OBJECTIVE =>
Your task is to output the listing word for word, with pictures excluded.

○ ○ ○ ○ ○ ○ ○

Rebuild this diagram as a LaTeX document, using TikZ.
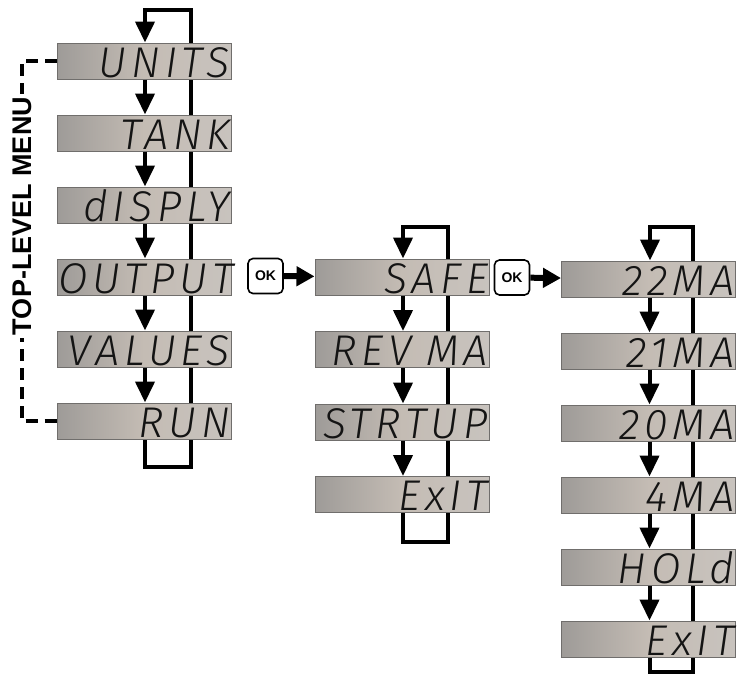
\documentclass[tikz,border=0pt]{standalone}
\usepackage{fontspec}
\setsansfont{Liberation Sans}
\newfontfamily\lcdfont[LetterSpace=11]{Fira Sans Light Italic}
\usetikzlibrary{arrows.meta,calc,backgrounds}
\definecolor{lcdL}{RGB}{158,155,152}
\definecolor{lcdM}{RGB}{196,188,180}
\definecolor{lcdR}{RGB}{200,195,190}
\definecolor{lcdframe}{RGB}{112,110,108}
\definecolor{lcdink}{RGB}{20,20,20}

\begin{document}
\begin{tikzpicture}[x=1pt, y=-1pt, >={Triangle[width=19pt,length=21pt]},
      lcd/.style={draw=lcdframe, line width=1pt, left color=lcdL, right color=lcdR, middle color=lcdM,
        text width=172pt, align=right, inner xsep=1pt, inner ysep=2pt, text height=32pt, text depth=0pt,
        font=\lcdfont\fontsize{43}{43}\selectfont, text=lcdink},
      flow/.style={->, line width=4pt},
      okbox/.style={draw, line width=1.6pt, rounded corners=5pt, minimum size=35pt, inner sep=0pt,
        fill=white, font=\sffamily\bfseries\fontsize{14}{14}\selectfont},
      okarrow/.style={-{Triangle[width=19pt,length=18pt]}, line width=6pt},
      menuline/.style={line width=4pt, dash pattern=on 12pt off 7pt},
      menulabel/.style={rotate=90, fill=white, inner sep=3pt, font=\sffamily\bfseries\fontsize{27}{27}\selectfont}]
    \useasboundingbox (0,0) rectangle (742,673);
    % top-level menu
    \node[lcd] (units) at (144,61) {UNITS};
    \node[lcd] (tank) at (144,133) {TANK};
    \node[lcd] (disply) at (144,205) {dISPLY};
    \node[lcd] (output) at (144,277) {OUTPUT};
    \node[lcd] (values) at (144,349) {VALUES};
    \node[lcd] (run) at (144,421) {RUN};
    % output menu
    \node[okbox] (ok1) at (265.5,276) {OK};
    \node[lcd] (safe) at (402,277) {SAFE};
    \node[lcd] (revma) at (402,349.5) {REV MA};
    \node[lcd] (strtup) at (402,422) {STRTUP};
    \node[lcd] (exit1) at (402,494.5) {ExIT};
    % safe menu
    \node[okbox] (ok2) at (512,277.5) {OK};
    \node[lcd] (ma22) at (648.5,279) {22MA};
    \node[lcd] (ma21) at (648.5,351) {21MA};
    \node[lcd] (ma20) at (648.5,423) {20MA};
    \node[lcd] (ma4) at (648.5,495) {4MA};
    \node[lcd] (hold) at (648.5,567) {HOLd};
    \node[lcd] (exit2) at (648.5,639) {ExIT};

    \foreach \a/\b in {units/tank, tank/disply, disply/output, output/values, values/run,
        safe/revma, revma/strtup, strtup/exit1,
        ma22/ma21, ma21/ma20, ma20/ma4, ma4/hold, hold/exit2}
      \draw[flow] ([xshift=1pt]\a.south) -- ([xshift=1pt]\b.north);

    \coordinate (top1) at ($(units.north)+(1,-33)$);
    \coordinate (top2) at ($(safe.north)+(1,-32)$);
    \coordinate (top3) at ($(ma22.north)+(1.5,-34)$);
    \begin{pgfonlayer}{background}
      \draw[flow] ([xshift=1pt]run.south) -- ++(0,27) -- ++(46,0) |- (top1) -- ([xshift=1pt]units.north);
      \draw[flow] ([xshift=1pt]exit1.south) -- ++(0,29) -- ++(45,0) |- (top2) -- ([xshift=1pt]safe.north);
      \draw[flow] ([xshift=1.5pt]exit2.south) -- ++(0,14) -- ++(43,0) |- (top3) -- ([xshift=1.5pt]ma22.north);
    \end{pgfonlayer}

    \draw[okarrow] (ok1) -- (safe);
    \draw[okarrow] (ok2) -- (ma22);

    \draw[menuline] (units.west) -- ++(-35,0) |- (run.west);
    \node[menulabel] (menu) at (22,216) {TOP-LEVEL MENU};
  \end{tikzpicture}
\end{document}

○ ○ ○ ○ ○ ○ ○

WRITTEN ANSWER =>
Rebuild this diagram as a LaTeX document, using TikZ.
\documentclass[tikz,border=0pt]{standalone}
\usepackage{fontspec}
\setsansfont{Liberation Sans}
\newfontfamily\lcdfont[LetterSpace=11]{Fira Sans Light Italic}
\usetikzlibrary{arrows.meta,calc,backgrounds}
\definecolor{lcdL}{RGB}{158,155,152}
\definecolor{lcdM}{RGB}{196,188,180}
\definecolor{lcdR}{RGB}{200,195,190}
\definecolor{lcdframe}{RGB}{112,110,108}
\definecolor{lcdink}{RGB}{20,20,20}

\begin{document}
\begin{tikzpicture}[x=1pt, y=-1pt, >={Triangle[width=19pt,length=21pt]},
      lcd/.style={draw=lcdframe, line width=1pt, left color=lcdL, right color=lcdR, middle color=lcdM,
        text width=172pt, align=right, inner xsep=1pt, inner ysep=2pt, text height=32pt, text depth=0pt,
        font=\lcdfont\fontsize{43}{43}\selectfont, text=lcdink},
      flow/.style={->, line width=4pt},
      okbox/.style={draw, line width=1.6pt, rounded corners=5pt, minimum size=35pt, inner sep=0pt,
        fill=white, font=\sffamily\bfseries\fontsize{14}{14}\selectfont},
      okarrow/.style={-{Triangle[width=19pt,length=18pt]}, line width=6pt},
      menuline/.style={line width=4pt, dash pattern=on 12pt off 7pt},
      menulabel/.style={rotate=90, fill=white, inner sep=3pt, font=\sffamily\bfseries\fontsize{27}{27}\selectfont}]
    \useasboundingbox (0,0) rectangle (742,673);
    % top-level menu
    \node[lcd] (units) at (144,61) {UNITS};
    \node[lcd] (tank) at (144,133) {TANK};
    \node[lcd] (disply) at (144,205) {dISPLY};
    \node[lcd] (output) at (144,277) {OUTPUT};
    \node[lcd] (values) at (144,349) {VALUES};
    \node[lcd] (run) at (144,421) {RUN};
    % output menu
    \node[okbox] (ok1) at (265.5,276) {OK};
    \node[lcd] (safe) at (402,277) {SAFE};
    \node[lcd] (revma) at (402,349.5) {REV MA};
    \node[lcd] (strtup) at (402,422) {STRTUP};
    \node[lcd] (exit1) at (402,494.5) {ExIT};
    % safe menu
    \node[okbox] (ok2) at (512,277.5) {OK};
    \node[lcd] (ma22) at (648.5,279) {22MA};
    \node[lcd] (ma21) at (648.5,351) {21MA};
    \node[lcd] (ma20) at (648.5,423) {20MA};
    \node[lcd] (ma4) at (648.5,495) {4MA};
    \node[lcd] (hold) at (648.5,567) {HOLd};
    \node[lcd] (exit2) at (648.5,639) {ExIT};

    \foreach \a/\b in {units/tank, tank/disply, disply/output, output/values, values/run,
        safe/revma, revma/strtup, strtup/exit1,
        ma22/ma21, ma21/ma20, ma20/ma4, ma4/hold, hold/exit2}
      \draw[flow] ([xshift=1pt]\a.south) -- ([xshift=1pt]\b.north);

    \coordinate (top1) at ($(units.north)+(1,-33)$);
    \coordinate (top2) at ($(safe.north)+(1,-32)$);
    \coordinate (top3) at ($(ma22.north)+(1.5,-34)$);
    \begin{pgfonlayer}{background}
      \draw[flow] ([xshift=1pt]run.south) -- ++(0,27) -- ++(46,0) |- (top1) -- ([xshift=1pt]units.north);
      \draw[flow] ([xshift=1pt]exit1.south) -- ++(0,29) -- ++(45,0) |- (top2) -- ([xshift=1pt]safe.north);
      \draw[flow] ([xshift=1.5pt]exit2.south) -- ++(0,14) -- ++(43,0) |- (top3) -- ([xshift=1.5pt]ma22.north);
    \end{pgfonlayer}

    \draw[okarrow] (ok1) -- (safe);
    \draw[okarrow] (ok2) -- (ma22);

    \draw[menuline] (units.west) -- ++(-35,0) |- (run.west);
    \node[menulabel] (menu) at (22,216) {TOP-LEVEL MENU};
  \end{tikzpicture}
\end{document}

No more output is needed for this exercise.